Wax Resist Technique

This fabric was printed with a hand-carved wooden stamp by Kathryn of The Vegan Kat. She also experimented with clay stamps, but says the clay stamps did not hold up as well as the wooden ones. Try painting wax directly onto fabric to create your own patterns.

Wax Resist with Stamps

Sometimes the best wax-resist stamps are everyday items from your kitchen! LuAnn Kessi shares her experiments with dyeing fabric patterned by soy wax. Instead of dip-dyeing the fabric, she painted directly on the textiles with a watered-down fabric paint before heat-setting it.

 

Wax Resist

Elsie of A Beautiful Mess shares her wax-resist fabric patterning technique on a scarf. She suggests using wax-resist sticks to draw freehand designs onto the fabric before dyeing. This helps you to create detailed designs, like handwriting and hand-drawn lines.

Fabric Resist Methods

Have you ever thought about using alternative materials other than wax resist when patterning fabrics? Jeni at In Color Order blogs about her experiments in alternative resist methods, including a hot glue, crayons and school glue. There are also some great tips on using RIT, one of the most widely available fabrics dyes.

Batik

Hand-dyed batik fabrics can pair well with traditional printed fabrics, as shown in this stunning finished quilt from Rossie Blog. She patterned the fabrics herself using wax resist on traditional quilting fabrics, and shares about the process on her blog. It’s exciting to hear that you can dye fabrics, even if they aren’t plain white to begin with.

Wax Resist Fabrics

Kathryn of The Vegan Kat made these two-colored wax-resist fabrics as part of her work in two Craftsy courses. She enrolled in Fabric Patterning with Wax Resist with Malka Dubrawsky, which covers single- and multicolor fabric dyeing, along with how to make stamps from everyday items and batik tools. Kathryn also enrolled in the course The Art of Cloth Dyeing with Jane Dunnewold. This class covers beginning and advanced resist methods, how to use fiber-reactive dyes, and troubleshooting issues like muddy colors.
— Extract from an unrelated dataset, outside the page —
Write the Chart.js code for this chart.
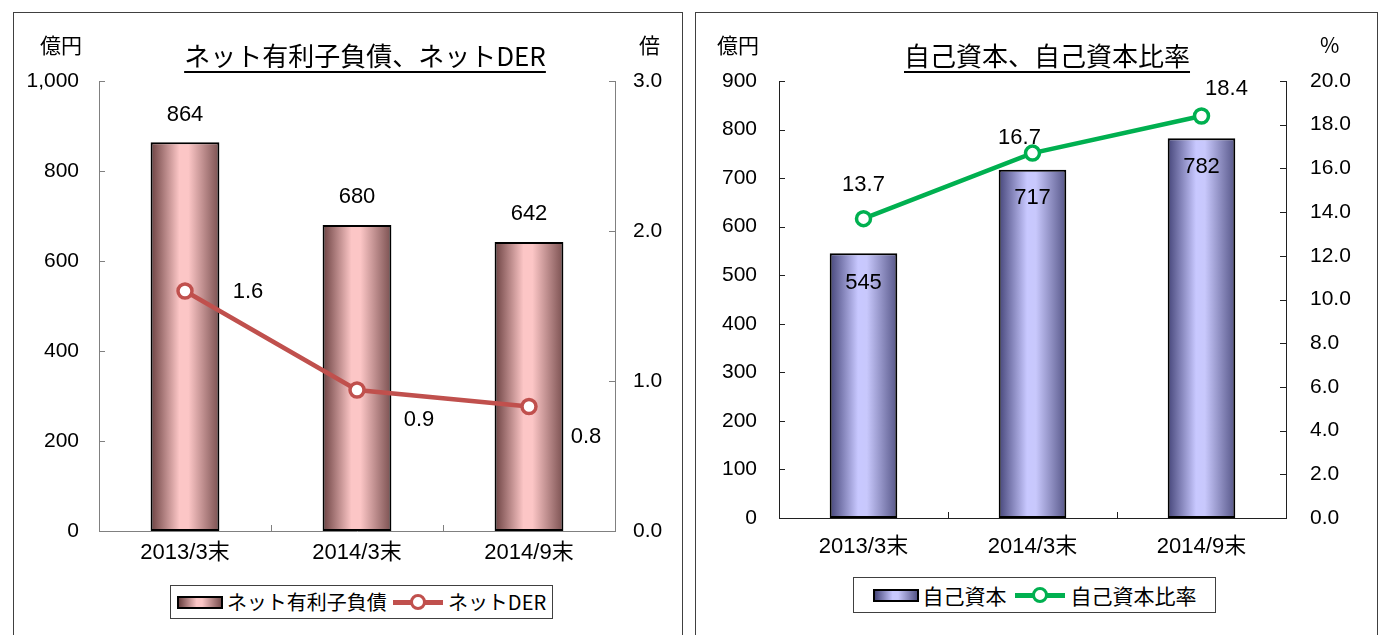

Interested in learning more about how fabric is made? Come back to the blog on Tuesday for a virtual tour of a fabric factory!
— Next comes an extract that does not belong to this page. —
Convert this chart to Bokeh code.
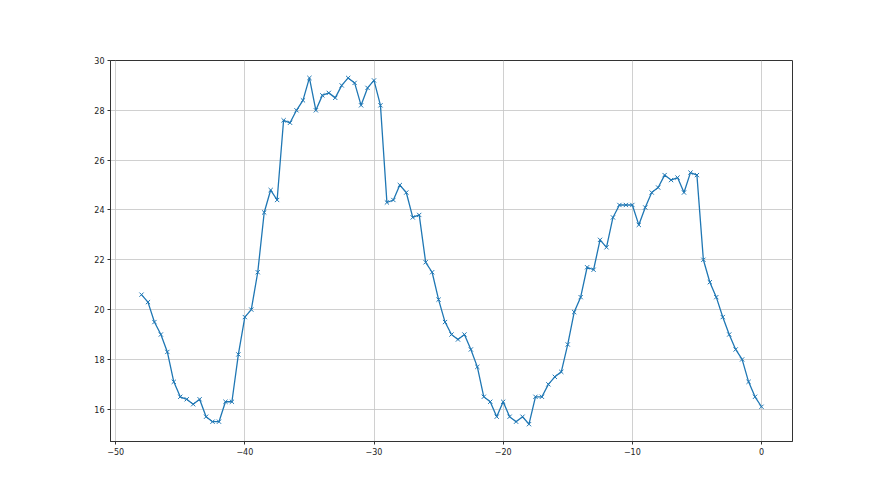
from bokeh.plotting import figure
from bokeh.models import Range1d, FixedTicker
from bokeh.embed import file_html
from bokeh.resources import INLINE

x_vals = [-48 + 0.5 * i for i in range(97)]
y_vals = [20.6, 20.3, 19.5, 19.0, 18.3, 17.1, 16.5, 16.4, 16.2, 16.4,
          15.7, 15.5, 15.5, 16.3, 16.3, 18.2, 19.7, 20.0, 21.5, 23.9,
          24.8, 24.4, 27.6, 27.5, 28.0, 28.4, 29.3, 28.0, 28.6, 28.7,
          28.5, 29.0, 29.3, 29.1, 28.2, 28.9, 29.2, 28.2, 24.3, 24.4,
          25.0, 24.7, 23.7, 23.8, 21.9, 21.5, 20.4, 19.5, 19.0, 18.8,
          19.0, 18.4, 17.7, 16.5, 16.3, 15.7, 16.3, 15.7, 15.5, 15.7,
          15.4, 16.5, 16.5, 17.0, 17.3, 17.5, 18.6, 19.9, 20.5, 21.7,
          21.6, 22.8, 22.5, 23.7, 24.2, 24.2, 24.2, 23.4, 24.1, 24.7,
          24.9, 25.4, 25.2, 25.3, 24.7, 25.5, 25.4, 22.0, 21.1, 20.5,
          19.7, 19.0, 18.4, 18.0, 17.1, 16.5, 16.1]
x_ticks = [-50, -40, -30, -20, -10, 0]
y_ticks = [16, 18, 20, 22, 24, 26, 28, 30]

p = figure(width=872, height=470, output_backend="svg", toolbar_location=None,
           x_range=Range1d(-50.4, 2.4), y_range=Range1d(14.705, 30.0),
           min_border_left=110, min_border_right=80, min_border_top=60,
           min_border_bottom=29)
p.frame_width = 682
p.frame_height = 381

p.line(x_vals, y_vals, line_color="#1f77b4", line_width=1.3)
p.scatter(x_vals, y_vals, marker="x", size=6, line_color="#1f77b4", line_width=1)

p.outline_line_color = "#333333"
p.outline_line_width = 1
p.outline_line_alpha = 1

for ax in (p.xaxis[0], p.yaxis[0]):
    ax.axis_line_color = "#333333"
    ax.major_tick_line_color = "#333333"
    ax.major_tick_out = 3
    ax.major_tick_in = 0
    ax.minor_tick_out = 0
    ax.minor_tick_in = 0
    ax.major_label_text_font = "DejaVu Sans"
    ax.major_label_text_font_size = "8px"
    ax.major_label_text_color = "#222222"
    ax.major_label_standoff = 3

p.xaxis[0].ticker = FixedTicker(ticks=x_ticks)
p.yaxis[0].ticker = FixedTicker(ticks=y_ticks)
p.xaxis[0].major_label_overrides = {t: ("\u2212" + str(abs(t)) if t < 0 else str(t)) for t in x_ticks}

p.xgrid.grid_line_color = "#c4c4c4"
p.ygrid.grid_line_color = "#c4c4c4"
p.xgrid.grid_line_width = 0.8
p.ygrid.grid_line_width = 0.8
p.xgrid.ticker = FixedTicker(ticks=x_ticks)
p.ygrid.ticker = FixedTicker(ticks=y_ticks)

p.background_fill_color = "white"
p.border_fill_color = "white"

open("out.html", "w").write(file_html(p, INLINE))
Have you tried fabric patterning with wax resist or other techniques? What’s your favorite way to use batik or hand-printed fabrics?

Comments

  1. Susan says:

    Love the repeat designs and colors used by The Vegan Kat!

  2. Rosemary says:

    I love hand printed/dyed fabrics. In college, many moons ago, I took a Printmaking class and especially enjoyed learning a variety of techniques. I made a block print design and made curtains-I wish I still had them! Silk screening was fun too, but new materials and techniques have made it much easier although it’s popularity has seem to have waned.